Thermo-Mechanical Behavior of Nickel-Coated Nano-Aluminum Particles

Abstract

Thermo-mechanical behavior of nickel coated nano-aluminum particles, in the size range of 4-16 nm, is studied using molecular dynamics simulations. The analysis is carried out in isothermal-isobaric and isochoric-isoenergetic ensembles using an embedded atom method. Emphasis is laid on analyzing the melting of Al core, diffusion of Al and Ni atoms, and intermetallic reactions for different core sizes and shell thicknesses. The melting point of the Al core is found to exceed the heterogeneous melting point of pure nAl particle and approach the homogenous melting point of Al, irrespective of the shell thickness. The diffusion of Al atoms, after melting, is accompanied by self-sustaining inter-metallic reactions between Al and Ni atoms. The advent of these reactions is, to some extent, delayed for a thicker shell and expedited for a larger core.
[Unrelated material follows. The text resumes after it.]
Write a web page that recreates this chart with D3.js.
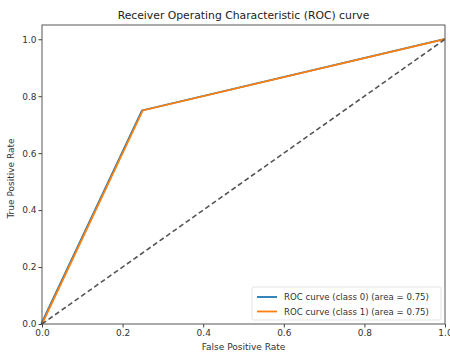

The amount of heat release due to the reactions increases as the Al or Ni atomic fraction increases to 0.5. Adiabatic reaction temperatures close to 2300 K are predicted for near-equiatomic particles with a 1 nm thick Ni shell. The simulation results indicate the possibility of ignition of these particles in an inert environment and also help in explaining their reduced ignition temperatures.